START DATA SHOWN
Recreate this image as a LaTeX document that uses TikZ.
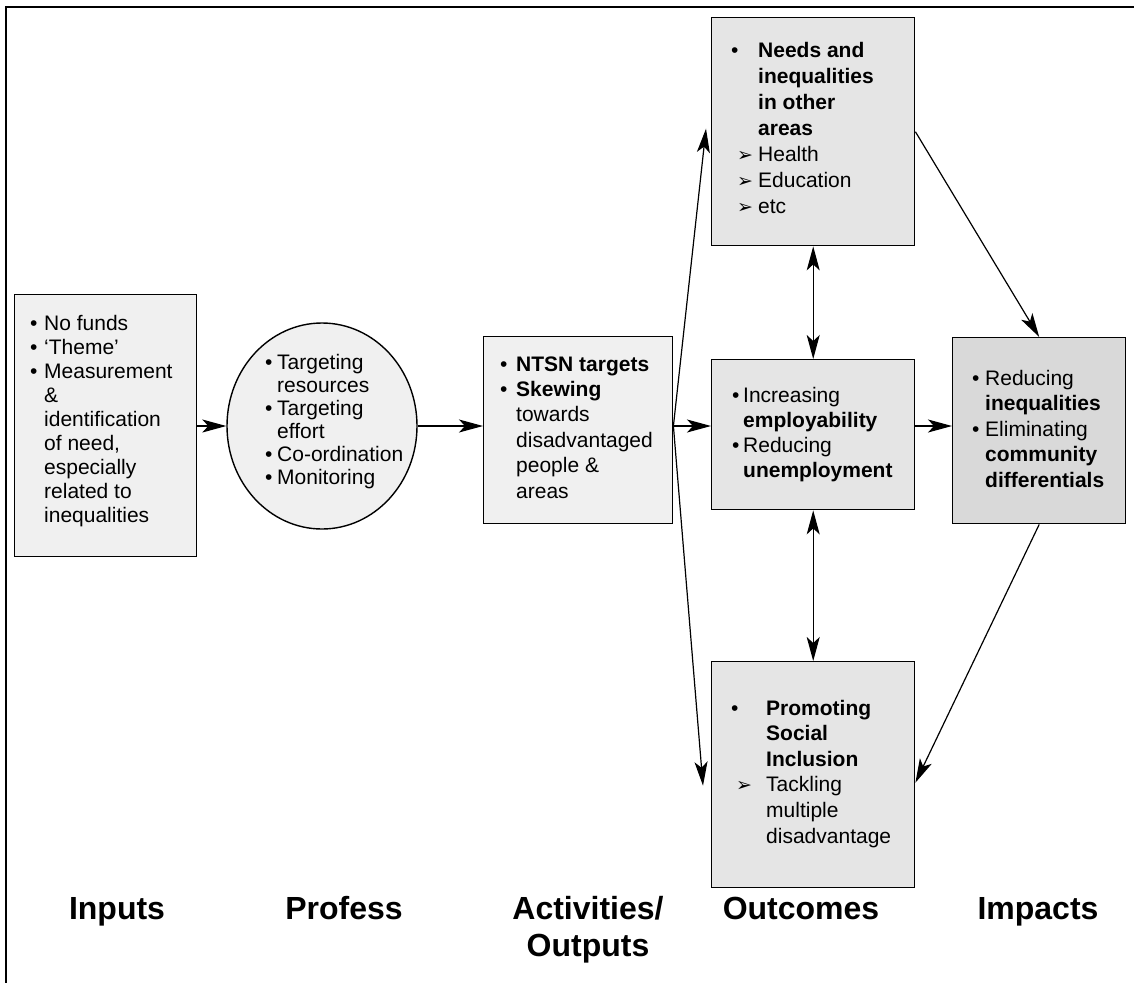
\documentclass[tikz,border=0pt]{standalone}
\usepackage{fontspec}
\setmainfont{Liberation Sans}
\newfontfamily\symfont{DejaVu Sans}
\usetikzlibrary{arrows.meta,shapes.geometric}

% list helpers: bullet column, indent, arrow-bullet column
\newcommand\bul[1]{\makebox[#1][l]{•}}
\newcommand\ind[1]{\hspace*{#1}}
\newcommand\arb[2]{\makebox[#1][l]{\hspace*{#2}{\symfont\fontsize{19}{19}\selectfont ➢}}}

\definecolor{fillA}{gray}{0.94}
\definecolor{fillB}{gray}{0.90}
\definecolor{fillC}{gray}{0.85}

\begin{document}
\begin{tikzpicture}[x=1pt,y=-1pt,
  box/.style={draw, line width=1.4pt, inner sep=0pt, anchor=north west},
  txt/.style={anchor=base west, inner sep=0pt, font=\fontsize{21}{#1}\selectfont},
  head/.style={anchor=base, inner sep=0pt, font=\fontsize{32}{37}\selectfont\bfseries},
  conn/.style={line width=1.2pt, -{Stealth[length=24pt,width=13pt,inset=6pt]}},
  both/.style={line width=1.2pt, {Stealth[length=24pt,width=13pt,inset=6pt]}-{Stealth[length=24pt,width=13pt,inset=6pt]}}
]
\useasboundingbox (0,0) rectangle (1134,983);

% outer frame (top and left rules)
\draw[line width=1.5pt] (1134,7) -- (6,7) -- (6,983);

% boxes
\node[box, fill=fillA, minimum width=182pt, minimum height=262pt] (inp) at (14,294) {};
\node[draw, line width=1.4pt, inner sep=0pt, ellipse, fill=fillA,
      minimum width=190pt, minimum height=206pt] (ell) at (322,426) {};
\node[box, fill=fillA, minimum width=189pt, minimum height=187pt] (act) at (483,336) {};
\node[box, fill=fillB, minimum width=203pt, minimum height=228pt] (top) at (711,17) {};
\node[box, fill=fillB, minimum width=203pt, minimum height=150pt] (mid) at (711,359) {};
\node[box, fill=fillB, minimum width=203pt, minimum height=226pt] (bot) at (711,661) {};
\node[box, fill=fillC, minimum width=173pt, minimum height=186pt] (imp) at (952,337) {};

% box texts
\node[txt=24] (tinp) at (30,330) {\begin{tabular}[t]{@{}l@{}}
\bul{14pt}No funds\\
\bul{14pt}‘Theme’\\
\bul{14pt}Measurement\\
\ind{14pt}\&\\
\ind{14pt}identification\\
\ind{14pt}of need,\\
\ind{14pt}especially\\
\ind{14pt}related to\\
\ind{14pt}inequalities
\end{tabular}};

\node[txt=23] (tell) at (265,369) {\begin{tabular}[t]{@{}l@{}}
\bul{12pt}Targeting\\
\ind{12pt}resources\\
\bul{12pt}Targeting\\
\ind{12pt}effort\\
\bul{12pt}Co-ordination\\
\bul{12pt}Monitoring
\end{tabular}};

\node[txt=25.4] (tact) at (500,371) {\begin{tabular}[t]{@{}l@{}}
\bul{16pt}\textbf{NTSN targets}\\
\bul{16pt}\textbf{Skewing}\\
\ind{16pt}towards\\
\ind{16pt}disadvantaged\\
\ind{16pt}people \&\\
\ind{16pt}areas
\end{tabular}};

\node[txt=26] (ttop) at (731,57) {\begin{tabular}[t]{@{}l@{}}
\bul{27pt}\textbf{Needs and}\\
\ind{27pt}\textbf{inequalities}\\
\ind{27pt}\textbf{in other}\\
\ind{27pt}\textbf{areas}\\
\arb{27pt}{6pt}Health\\
\arb{27pt}{6pt}Education\\
\arb{27pt}{6pt}etc
\end{tabular}};

\node[txt=25] (tmid) at (732,402) {\begin{tabular}[t]{@{}l@{}}
\bul{11pt}Increasing\\
\ind{11pt}\textbf{employability}\\
\bul{11pt}Reducing\\
\ind{11pt}\textbf{unemployment}
\end{tabular}};

\node[txt=25.6] (tbot) at (731,715) {\begin{tabular}[t]{@{}l@{}}
\bul{35pt}\textbf{Promoting}\\
\ind{35pt}\textbf{Social}\\
\ind{35pt}\textbf{Inclusion}\\
\arb{35pt}{5pt}Tackling\\
\ind{35pt}multiple\\
\ind{35pt}disadvantage
\end{tabular}};

\node[txt=25.5] (timp) at (972,385) {\begin{tabular}[t]{@{}l@{}}
\bul{13pt}Reducing\\
\ind{13pt}\textbf{inequalities}\\
\bul{13pt}Eliminating\\
\ind{13pt}\textbf{community}\\
\ind{13pt}\textbf{differentials}
\end{tabular}};

% connectors
\draw[conn] (inp.east |- ell.east) -- (ell.west);
\draw[conn] (ell.east) -- (ell.east -| act.west);
\draw[conn] (ell.east -| act.east) -- ([xshift=-5pt,yshift=3pt]top.west);
\draw[conn] (ell.east -| act.east) -- (ell.east -| mid.west);
\draw[conn] (ell.east -| act.east) -- ([xshift=-8pt,yshift=-11pt]bot.west);
\draw[both] (top.south) -- (mid.north);
\draw[both] (mid.south) -- (bot.north);
\draw[conn] (ell.east -| mid.east) -- (ell.east -| imp.west);
\draw[conn] (top.east) -- (imp.north);
\draw[conn] (imp.south) -- ([yshift=-8pt]bot.east);

% column headings
\node[head] (h1) at (117,919) {Inputs};
\node[head] (h2) at (344,919) {Profess};
\node[head] (h3) at (588,919) {\begin{tabular}[t]{@{}c@{}}Activities/\\Outputs\end{tabular}};
\node[head] (h4) at (801,919) {Outcomes};
\node[head] (h5) at (1038,919) {Impacts};
\end{tikzpicture}
\end{document}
END DATA SHOWN
= AIM =
Exclude the images and reproduce the remaining data exactly.

= EXERCISE ANSWER =
Recreate this image as a LaTeX document that uses TikZ.
\documentclass[tikz,border=0pt]{standalone}
\usepackage{fontspec}
\setmainfont{Liberation Sans}
\newfontfamily\symfont{DejaVu Sans}
\usetikzlibrary{arrows.meta,shapes.geometric}

% list helpers: bullet column, indent, arrow-bullet column
\newcommand\bul[1]{\makebox[#1][l]{•}}
\newcommand\ind[1]{\hspace*{#1}}
\newcommand\arb[2]{\makebox[#1][l]{\hspace*{#2}{\symfont\fontsize{19}{19}\selectfont ➢}}}

\definecolor{fillA}{gray}{0.94}
\definecolor{fillB}{gray}{0.90}
\definecolor{fillC}{gray}{0.85}

\begin{document}
\begin{tikzpicture}[x=1pt,y=-1pt,
  box/.style={draw, line width=1.4pt, inner sep=0pt, anchor=north west},
  txt/.style={anchor=base west, inner sep=0pt, font=\fontsize{21}{#1}\selectfont},
  head/.style={anchor=base, inner sep=0pt, font=\fontsize{32}{37}\selectfont\bfseries},
  conn/.style={line width=1.2pt, -{Stealth[length=24pt,width=13pt,inset=6pt]}},
  both/.style={line width=1.2pt, {Stealth[length=24pt,width=13pt,inset=6pt]}-{Stealth[length=24pt,width=13pt,inset=6pt]}}
]
\useasboundingbox (0,0) rectangle (1134,983);

% outer frame (top and left rules)
\draw[line width=1.5pt] (1134,7) -- (6,7) -- (6,983);

% boxes
\node[box, fill=fillA, minimum width=182pt, minimum height=262pt] (inp) at (14,294) {};
\node[draw, line width=1.4pt, inner sep=0pt, ellipse, fill=fillA,
      minimum width=190pt, minimum height=206pt] (ell) at (322,426) {};
\node[box, fill=fillA, minimum width=189pt, minimum height=187pt] (act) at (483,336) {};
\node[box, fill=fillB, minimum width=203pt, minimum height=228pt] (top) at (711,17) {};
\node[box, fill=fillB, minimum width=203pt, minimum height=150pt] (mid) at (711,359) {};
\node[box, fill=fillB, minimum width=203pt, minimum height=226pt] (bot) at (711,661) {};
\node[box, fill=fillC, minimum width=173pt, minimum height=186pt] (imp) at (952,337) {};

% box texts
\node[txt=24] (tinp) at (30,330) {\begin{tabular}[t]{@{}l@{}}
\bul{14pt}No funds\\
\bul{14pt}‘Theme’\\
\bul{14pt}Measurement\\
\ind{14pt}\&\\
\ind{14pt}identification\\
\ind{14pt}of need,\\
\ind{14pt}especially\\
\ind{14pt}related to\\
\ind{14pt}inequalities
\end{tabular}};

\node[txt=23] (tell) at (265,369) {\begin{tabular}[t]{@{}l@{}}
\bul{12pt}Targeting\\
\ind{12pt}resources\\
\bul{12pt}Targeting\\
\ind{12pt}effort\\
\bul{12pt}Co-ordination\\
\bul{12pt}Monitoring
\end{tabular}};

\node[txt=25.4] (tact) at (500,371) {\begin{tabular}[t]{@{}l@{}}
\bul{16pt}\textbf{NTSN targets}\\
\bul{16pt}\textbf{Skewing}\\
\ind{16pt}towards\\
\ind{16pt}disadvantaged\\
\ind{16pt}people \&\\
\ind{16pt}areas
\end{tabular}};

\node[txt=26] (ttop) at (731,57) {\begin{tabular}[t]{@{}l@{}}
\bul{27pt}\textbf{Needs and}\\
\ind{27pt}\textbf{inequalities}\\
\ind{27pt}\textbf{in other}\\
\ind{27pt}\textbf{areas}\\
\arb{27pt}{6pt}Health\\
\arb{27pt}{6pt}Education\\
\arb{27pt}{6pt}etc
\end{tabular}};

\node[txt=25] (tmid) at (732,402) {\begin{tabular}[t]{@{}l@{}}
\bul{11pt}Increasing\\
\ind{11pt}\textbf{employability}\\
\bul{11pt}Reducing\\
\ind{11pt}\textbf{unemployment}
\end{tabular}};

\node[txt=25.6] (tbot) at (731,715) {\begin{tabular}[t]{@{}l@{}}
\bul{35pt}\textbf{Promoting}\\
\ind{35pt}\textbf{Social}\\
\ind{35pt}\textbf{Inclusion}\\
\arb{35pt}{5pt}Tackling\\
\ind{35pt}multiple\\
\ind{35pt}disadvantage
\end{tabular}};

\node[txt=25.5] (timp) at (972,385) {\begin{tabular}[t]{@{}l@{}}
\bul{13pt}Reducing\\
\ind{13pt}\textbf{inequalities}\\
\bul{13pt}Eliminating\\
\ind{13pt}\textbf{community}\\
\ind{13pt}\textbf{differentials}
\end{tabular}};

% connectors
\draw[conn] (inp.east |- ell.east) -- (ell.west);
\draw[conn] (ell.east) -- (ell.east -| act.west);
\draw[conn] (ell.east -| act.east) -- ([xshift=-5pt,yshift=3pt]top.west);
\draw[conn] (ell.east -| act.east) -- (ell.east -| mid.west);
\draw[conn] (ell.east -| act.east) -- ([xshift=-8pt,yshift=-11pt]bot.west);
\draw[both] (top.south) -- (mid.north);
\draw[both] (mid.south) -- (bot.north);
\draw[conn] (ell.east -| mid.east) -- (ell.east -| imp.west);
\draw[conn] (top.east) -- (imp.north);
\draw[conn] (imp.south) -- ([yshift=-8pt]bot.east);

% column headings
\node[head] (h1) at (117,919) {Inputs};
\node[head] (h2) at (344,919) {Profess};
\node[head] (h3) at (588,919) {\begin{tabular}[t]{@{}c@{}}Activities/\\Outputs\end{tabular}};
\node[head] (h4) at (801,919) {Outcomes};
\node[head] (h5) at (1038,919) {Impacts};
\end{tikzpicture}
\end{document}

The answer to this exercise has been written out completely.